Friday, January 22, 2010

I would eat bacon for every meal if I could.

Everyone eats bacon for breakfast. Bacon and eggs, bacon and pancakes, etc. It's normal. And bacon for lunch is pretty acceptable too--who doesn't love a BLT? The most important part of a BLT, of course, is that there's a lot of bacon. Appetizers involving bacon are pretty standard; people eat bacon-wrapped scallops at fancy parties, or bacon dips at non-fancy parties. And bacon is pretty normal in dinner, too. Lots of meatloafs have bacon wrapped around them. You can make bacon-wrapped chicken. You can crumble bacon and put it on a potato or a salad. My friend Dave once wrapped a piece of bacon around a slice of orange, just to prove a point. (He didn't prove it very well; apparently it was sorta gross.)

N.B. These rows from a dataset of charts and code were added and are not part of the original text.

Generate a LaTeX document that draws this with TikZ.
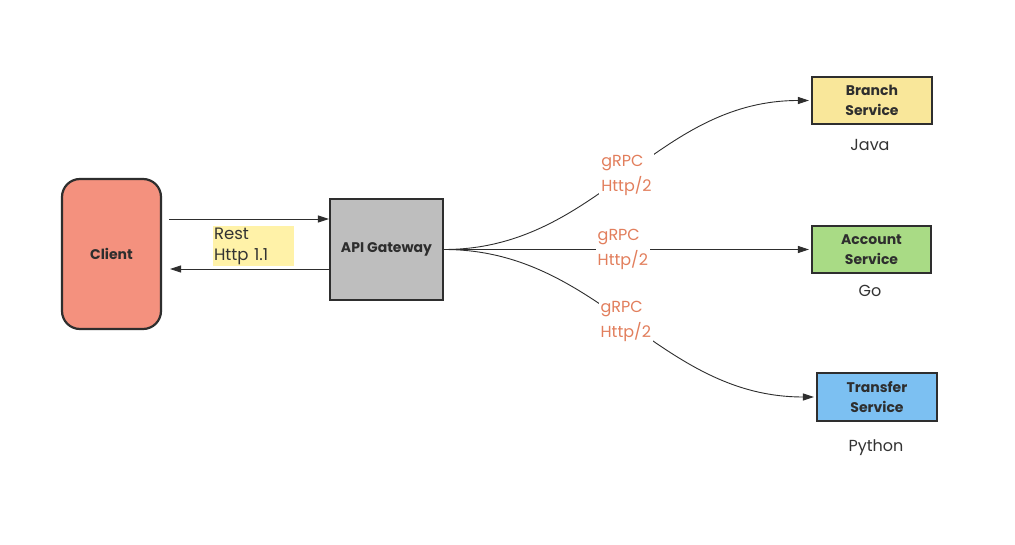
\documentclass[tikz,border=0pt]{standalone}
\usepackage{fontspec}
\setmainfont{Poppins}
\usetikzlibrary{arrows.meta}
\definecolor{clientfill}{HTML}{F4917E}
\definecolor{gwfill}{HTML}{BEBEBE}
\definecolor{branchfill}{HTML}{F9E79A}
\definecolor{accountfill}{HTML}{A9DB85}
\definecolor{transferfill}{HTML}{7CC0F2}
\definecolor{hl}{HTML}{FFF2A8}
\definecolor{edge}{HTML}{2E2E2E}
\definecolor{lbl}{HTML}{E27E5C}
\definecolor{txt}{HTML}{333333}
\begin{document}
\begin{tikzpicture}[x=1pt,y=-1pt,
  box/.style={draw=edge, line width=2.2pt, text=edge, align=center, inner sep=0pt,
    font=\fontsize{14}{20}\selectfont\bfseries},
  lang/.style={text=txt, font=\fontsize{16}{20}\selectfont},
  proto/.style={fill=white, text=lbl, align=left, inner sep=2pt,
    font=\fontsize{16}{25}\selectfont},
  conn/.style={draw=edge, line width=0.9pt, -{Triangle[length=11pt,width=7pt]}},
]
\fill[white] (0,0) rectangle (1015,545);
\useasboundingbox (0,0) rectangle (1015,545);

\node[box, fill=clientfill, rounded corners=18pt, minimum width=99pt, minimum height=150pt] (client) at (111.5,254) {Client};
\node[box, fill=gwfill, minimum width=113pt, minimum height=101pt] (gw) at (386.5,249.5) {API Gateway};
\node[box, fill=branchfill, minimum width=120pt, minimum height=47pt] (branch) at (872,100.5) {Branch\\Service};
\node[box, fill=accountfill, minimum width=119pt, minimum height=47pt] (account) at (871.5,249.5) {Account\\Service};
\node[box, fill=transferfill, minimum width=120pt, minimum height=48pt] (transfer) at (877,397) {Transfer\\Service};

\node[lang] (java) at (870,145) {Java};
\node[lang] (go) at (870,291) {Go};
\node[lang] (python) at (876,448) {Python};

\coordinate (c1) at (169,219);
\coordinate (c2) at (170,269);
\draw[conn] (c1) -- (c1 -| gw.west);
\draw[conn] (c2 -| gw.west) -- (c2);
\node[fill=hl, text=txt, align=left, inner xsep=1pt, inner ysep=2pt, text width=79pt,
  font=\fontsize{16.5}{21}\selectfont] (rest) at (253.5,246) {Rest\\Http 1.1};

\draw[conn] (gw.east) to[out=0,in=180] node[proto, pos=0.5] (l1) {gRPC\\Http/2} ([xshift=-2pt]branch.west);
\draw[conn] (gw.east) -- node[proto, pos=0.49] (l2) {gRPC\\Http/2} ([xshift=-2pt]account.west);
\draw[conn] (gw.east) to[out=0,in=180] node[proto, pos=0.49] (l3) {gRPC\\Http/2} ([xshift=-2pt]transfer.west);
\end{tikzpicture}
\end{document}
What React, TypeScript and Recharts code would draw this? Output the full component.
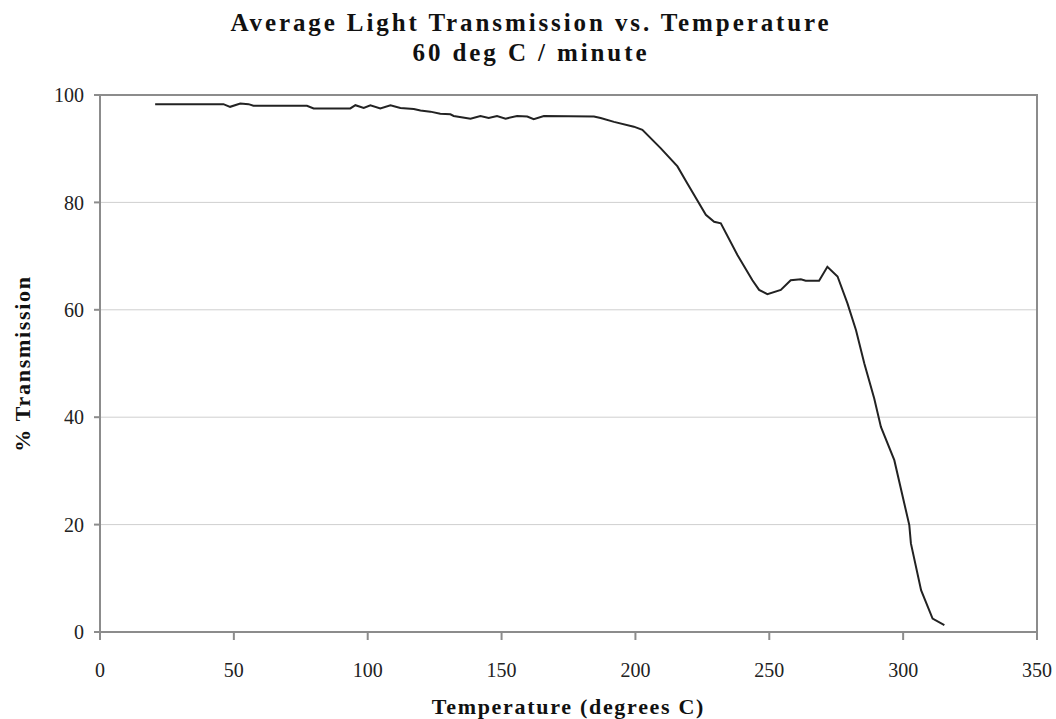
import React from 'react';
import {
  LineChart,
  Line,
  XAxis,
  YAxis,
  CartesianGrid,
  ReferenceArea,
  Label,
} from 'recharts';

// Temperature (deg C)
const temps = [
  20.6, 46.1, 48.6, 52.4, 55.5, 57.3, 77.3, 79.8, 93.5, 95.4, 98.5, 101, 104.7, 108.5,
  112.2, 117.2, 119.7, 123.4, 127.1, 130.9, 132.1, 138.4, 142.1, 145.2, 148.3, 151.5,
  155.8, 159.6, 162.0, 165.8, 184.5, 187, 192, 199.4, 202.6, 209.4, 215.7, 219.4,
  226.3, 229.4, 231.9, 238.1, 243.7, 246.2, 249.3, 254.3, 258.0, 261.8, 263.6, 268.6,
  271.7, 275.5, 279.2, 282.4, 285.5, 289.2, 291.7, 296.7, 302.3, 302.9, 306.7, 311.0,
  315.4,
];

// % transmission at each temperature
const transmission = [
  98.3, 98.3, 97.8, 98.4, 98.3, 98.0, 98.0, 97.5, 97.5, 98.1, 97.6, 98.1, 97.5, 98.1,
  97.6, 97.4, 97.1, 96.9, 96.5, 96.4, 96.1, 95.6, 96.1, 95.7, 96.1, 95.6,
  96.1, 96.0, 95.5, 96.1, 96.0, 95.7, 95.0, 94.1, 93.5, 90.1, 86.7, 83.5,
  77.7, 76.4, 76.1, 70.2, 65.5, 63.7, 62.9, 63.7, 65.5, 65.7, 65.4, 65.4,
  68.0, 66.2, 61.2, 56.2, 50.0, 43.5, 38.2, 32.0, 19.9, 16.5, 7.8, 2.5,
  1.3,
];

const xTicks = [0, 50, 100, 150, 200, 250, 300, 350];
const yTicks = [0, 20, 40, 60, 80, 100];

const data = temps.map((t, i) => ({ t, p: transmission[i] }));

const FONT = '"Liberation Serif", "Times New Roman", serif';
const FRAME = '#8c8c8c';

export default function App() {
  return (
    <div style={{ position: 'absolute', left: 0, top: 0, width: 1056, height: 719, background: '#fff', fontFamily: FONT }}>
      <style>{`body{margin:0}`}</style>
      <svg width={1056} height={95} style={{ position: 'absolute', left: 0, top: 0 }}>
        <text x={531} y={31} textAnchor="middle" fontFamily={FONT} fontWeight="bold" fontSize={25} letterSpacing={2.9} fill="#111">
          Average Light Transmission vs. Temperature
        </text>
        <text x={531} y={61} textAnchor="middle" fontFamily={FONT} fontWeight="bold" fontSize={25} letterSpacing={2.9} fill="#111">
          60 deg C / minute
        </text>
      </svg>
      <div style={{ position: 'absolute', left: 0, top: 0 }}>
        <LineChart
          width={1056}
          height={719}
          data={data}
          margin={{ top: 95, right: 19, bottom: 0, left: 0 }}
        >
          <CartesianGrid vertical={false} stroke="#cfcfcf" strokeWidth={1} />
          <XAxis
            dataKey="t"
            type="number"
            domain={[0, 350]}
            ticks={xTicks}
            height={87}
            tickSize={8}
            tickMargin={23}
            stroke={FRAME}
            strokeWidth={2}
            tick={{ fontFamily: FONT, fontSize: 20, fill: '#222' }}
          >
            <Label
              value="Temperature (degrees C)"
              position="insideBottom"
              offset={5}
              style={{ fontFamily: FONT, fontWeight: 'bold', fontSize: 22, letterSpacing: 1.7, fill: '#111' }}
            />
          </XAxis>
          <YAxis
            domain={[0, 100]}
            ticks={yTicks}
            width={100}
            tickSize={6}
            tickMargin={10}
            stroke={FRAME}
            strokeWidth={2}
            tick={{ fontFamily: FONT, fontSize: 20, fill: '#222' }}
          >
            <Label
              value="% Transmission"
              angle={-90}
              position="insideLeft"
              offset={22}
              style={{ textAnchor: 'middle', fontFamily: FONT, fontWeight: 'bold', fontSize: 22, letterSpacing: 1.7, fill: '#111' }}
            />
          </YAxis>
          <ReferenceArea x1={0} x2={350} y1={0} y2={100} fill="none" stroke={FRAME} strokeWidth={2} />
          <Line
            type="linear"
            dataKey="p"
            stroke="#222"
            strokeWidth={2}
            dot={false}
            isAnimationActive={false}
          />
        </LineChart>
      </div>
    </div>
  );
}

"Good old Cheery. She knew what a Vimes BLT was all about. It was about having to lift up quite a lot of crispy bacon before you found the miserable skulking vegetables. You might never notice them at all." --Terry Pratchett, THUD!

The problem, of course, is dessert. If we can have bacon everywhere else, why not in dessert? And I'm apparently not the only one who thinks so. So when I woke up one November morning to an email from Mike titled "!!!!!!!!!!!!!!!!!" and found that the body of the text was simply a link to a recipe for Bacon-Maple Cupcakes, well. I immediately texted him to let him know we'd be making them that night.

I almost gave up hope when, after calling three normal grocery stores and a natural foods store that usually has anything other grocery stores don't, not a single one had maple extract. Finally, I remembered a gourmet/natural food store about half an hour away, right down the street from the bakery at which Mike and I had our first date (it's a wonderful little bakery), and the trip seemed worth it. I called them to ask if they had it and got the owner of the store (I love places like that) who told me that they had two different types. I was excited. We got to revisit what we think of as "our bakery" and have some sandwiches, then walk down the street a little and get some maple extract.

They didn't have maple extract. They had natural maple flavoring. I'm not entirely sure what the difference is, but I was disappointed, as I like to use real extracts whenever possible. However, the fact that it said 'natural' and not 'imitation' made me feel a little better, so I bought it, and we proceeded to the normal grocery store where we could get the rest of the necessary ingredients, particularly bacon.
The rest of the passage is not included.